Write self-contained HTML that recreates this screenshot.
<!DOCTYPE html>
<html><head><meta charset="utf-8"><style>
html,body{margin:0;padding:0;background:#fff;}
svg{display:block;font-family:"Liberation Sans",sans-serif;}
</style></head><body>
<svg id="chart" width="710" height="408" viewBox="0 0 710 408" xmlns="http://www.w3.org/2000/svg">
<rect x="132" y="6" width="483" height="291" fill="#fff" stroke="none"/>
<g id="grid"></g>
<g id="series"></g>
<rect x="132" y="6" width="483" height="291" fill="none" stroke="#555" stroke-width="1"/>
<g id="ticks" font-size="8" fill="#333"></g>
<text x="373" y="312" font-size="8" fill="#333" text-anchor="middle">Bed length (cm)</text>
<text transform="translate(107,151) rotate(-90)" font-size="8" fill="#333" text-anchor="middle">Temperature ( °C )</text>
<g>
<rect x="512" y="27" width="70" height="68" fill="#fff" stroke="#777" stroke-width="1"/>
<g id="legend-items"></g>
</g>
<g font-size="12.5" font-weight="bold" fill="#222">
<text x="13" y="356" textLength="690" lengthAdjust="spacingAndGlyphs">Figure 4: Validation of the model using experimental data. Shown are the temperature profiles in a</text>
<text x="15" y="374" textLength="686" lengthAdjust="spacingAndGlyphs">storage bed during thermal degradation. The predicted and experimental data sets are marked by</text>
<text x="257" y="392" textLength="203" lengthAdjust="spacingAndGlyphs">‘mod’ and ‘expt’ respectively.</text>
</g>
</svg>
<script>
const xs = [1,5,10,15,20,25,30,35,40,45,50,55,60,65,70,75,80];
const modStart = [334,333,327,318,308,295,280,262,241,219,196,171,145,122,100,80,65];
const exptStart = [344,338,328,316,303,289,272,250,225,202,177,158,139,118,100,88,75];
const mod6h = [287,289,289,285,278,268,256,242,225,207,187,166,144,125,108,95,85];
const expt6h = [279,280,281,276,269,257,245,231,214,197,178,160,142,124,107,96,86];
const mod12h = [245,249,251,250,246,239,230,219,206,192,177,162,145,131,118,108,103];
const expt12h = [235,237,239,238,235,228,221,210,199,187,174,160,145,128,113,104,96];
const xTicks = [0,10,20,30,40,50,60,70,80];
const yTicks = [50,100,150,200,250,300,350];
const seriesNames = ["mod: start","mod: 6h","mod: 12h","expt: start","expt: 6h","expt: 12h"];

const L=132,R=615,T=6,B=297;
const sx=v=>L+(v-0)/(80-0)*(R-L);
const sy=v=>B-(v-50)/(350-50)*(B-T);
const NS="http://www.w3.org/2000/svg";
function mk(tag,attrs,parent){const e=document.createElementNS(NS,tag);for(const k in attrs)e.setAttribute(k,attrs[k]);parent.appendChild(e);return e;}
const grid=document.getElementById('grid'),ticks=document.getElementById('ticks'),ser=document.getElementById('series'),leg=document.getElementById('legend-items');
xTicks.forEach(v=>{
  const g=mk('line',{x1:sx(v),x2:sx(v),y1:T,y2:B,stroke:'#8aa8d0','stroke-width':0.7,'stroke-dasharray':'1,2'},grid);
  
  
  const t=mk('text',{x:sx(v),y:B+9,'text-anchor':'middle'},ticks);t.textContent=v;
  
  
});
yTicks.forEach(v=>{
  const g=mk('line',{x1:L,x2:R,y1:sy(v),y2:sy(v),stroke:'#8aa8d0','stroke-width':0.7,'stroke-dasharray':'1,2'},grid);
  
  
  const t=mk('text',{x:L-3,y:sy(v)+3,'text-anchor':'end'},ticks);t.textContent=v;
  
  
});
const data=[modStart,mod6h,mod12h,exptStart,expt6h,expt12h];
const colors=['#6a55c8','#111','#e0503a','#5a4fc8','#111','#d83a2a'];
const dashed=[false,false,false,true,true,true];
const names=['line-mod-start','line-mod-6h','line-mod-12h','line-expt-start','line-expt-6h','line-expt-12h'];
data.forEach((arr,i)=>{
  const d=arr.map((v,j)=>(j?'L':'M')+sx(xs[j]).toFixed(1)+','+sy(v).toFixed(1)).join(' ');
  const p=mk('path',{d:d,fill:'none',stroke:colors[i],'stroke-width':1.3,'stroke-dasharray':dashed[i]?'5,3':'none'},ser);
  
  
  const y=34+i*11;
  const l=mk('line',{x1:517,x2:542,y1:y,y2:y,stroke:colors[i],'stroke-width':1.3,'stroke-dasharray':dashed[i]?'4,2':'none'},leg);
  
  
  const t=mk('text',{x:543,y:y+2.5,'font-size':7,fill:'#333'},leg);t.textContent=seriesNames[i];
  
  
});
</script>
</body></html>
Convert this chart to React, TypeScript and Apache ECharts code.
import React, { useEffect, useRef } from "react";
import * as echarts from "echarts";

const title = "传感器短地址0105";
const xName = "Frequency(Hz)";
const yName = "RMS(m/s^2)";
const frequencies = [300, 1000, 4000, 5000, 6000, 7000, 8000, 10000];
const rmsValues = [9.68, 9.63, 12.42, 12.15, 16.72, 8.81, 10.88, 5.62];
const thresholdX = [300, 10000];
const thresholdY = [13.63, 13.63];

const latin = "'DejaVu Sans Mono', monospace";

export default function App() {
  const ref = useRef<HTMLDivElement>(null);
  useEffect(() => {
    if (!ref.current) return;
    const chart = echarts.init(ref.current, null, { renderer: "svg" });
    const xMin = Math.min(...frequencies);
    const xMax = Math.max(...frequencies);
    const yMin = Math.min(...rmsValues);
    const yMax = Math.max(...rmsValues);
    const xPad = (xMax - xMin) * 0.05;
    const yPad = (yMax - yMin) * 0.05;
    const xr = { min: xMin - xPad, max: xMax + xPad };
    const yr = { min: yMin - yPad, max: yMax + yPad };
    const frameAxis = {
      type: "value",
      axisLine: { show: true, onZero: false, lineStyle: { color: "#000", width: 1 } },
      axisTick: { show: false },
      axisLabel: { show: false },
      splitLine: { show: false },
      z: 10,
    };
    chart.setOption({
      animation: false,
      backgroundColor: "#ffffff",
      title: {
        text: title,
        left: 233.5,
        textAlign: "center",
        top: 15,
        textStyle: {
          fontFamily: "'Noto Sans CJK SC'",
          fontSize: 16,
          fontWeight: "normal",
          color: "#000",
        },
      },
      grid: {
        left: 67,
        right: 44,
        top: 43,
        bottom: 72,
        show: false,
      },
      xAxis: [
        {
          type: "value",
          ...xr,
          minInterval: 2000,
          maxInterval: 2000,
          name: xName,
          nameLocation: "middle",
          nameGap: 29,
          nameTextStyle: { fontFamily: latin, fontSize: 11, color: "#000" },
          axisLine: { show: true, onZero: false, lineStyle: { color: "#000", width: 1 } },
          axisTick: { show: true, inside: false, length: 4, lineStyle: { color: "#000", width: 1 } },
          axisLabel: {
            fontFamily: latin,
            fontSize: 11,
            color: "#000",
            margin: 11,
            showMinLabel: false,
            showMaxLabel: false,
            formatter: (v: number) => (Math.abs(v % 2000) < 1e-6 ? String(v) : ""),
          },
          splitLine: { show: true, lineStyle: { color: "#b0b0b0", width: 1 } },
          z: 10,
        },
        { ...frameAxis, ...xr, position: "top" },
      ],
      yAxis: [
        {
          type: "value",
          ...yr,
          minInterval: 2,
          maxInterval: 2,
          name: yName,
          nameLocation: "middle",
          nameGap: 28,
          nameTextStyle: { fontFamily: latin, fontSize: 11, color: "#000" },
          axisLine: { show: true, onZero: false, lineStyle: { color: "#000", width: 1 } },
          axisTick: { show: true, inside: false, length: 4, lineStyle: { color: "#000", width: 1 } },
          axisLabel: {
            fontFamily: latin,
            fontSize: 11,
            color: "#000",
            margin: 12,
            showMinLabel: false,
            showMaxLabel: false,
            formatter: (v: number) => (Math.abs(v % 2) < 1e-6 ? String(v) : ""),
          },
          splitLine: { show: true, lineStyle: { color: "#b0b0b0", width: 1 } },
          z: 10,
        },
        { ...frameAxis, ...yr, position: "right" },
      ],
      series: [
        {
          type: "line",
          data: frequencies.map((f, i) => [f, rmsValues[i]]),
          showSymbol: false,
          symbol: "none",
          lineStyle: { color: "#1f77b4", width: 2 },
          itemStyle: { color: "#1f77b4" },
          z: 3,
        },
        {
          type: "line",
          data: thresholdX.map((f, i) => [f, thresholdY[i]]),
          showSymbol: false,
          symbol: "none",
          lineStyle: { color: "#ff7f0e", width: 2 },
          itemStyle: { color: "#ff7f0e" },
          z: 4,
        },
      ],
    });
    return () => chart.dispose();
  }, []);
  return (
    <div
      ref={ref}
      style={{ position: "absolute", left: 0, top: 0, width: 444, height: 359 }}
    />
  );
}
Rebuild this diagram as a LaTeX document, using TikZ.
——
**Instructions to follow**.
Both the line with "Convert this chart" and the line with "import * as" belong in the answer; write them out exactly, with every line between.

**Output of the exercise**.
Convert this chart to React, TypeScript and Apache ECharts code.
import React, { useEffect, useRef } from "react";
import * as echarts from "echarts";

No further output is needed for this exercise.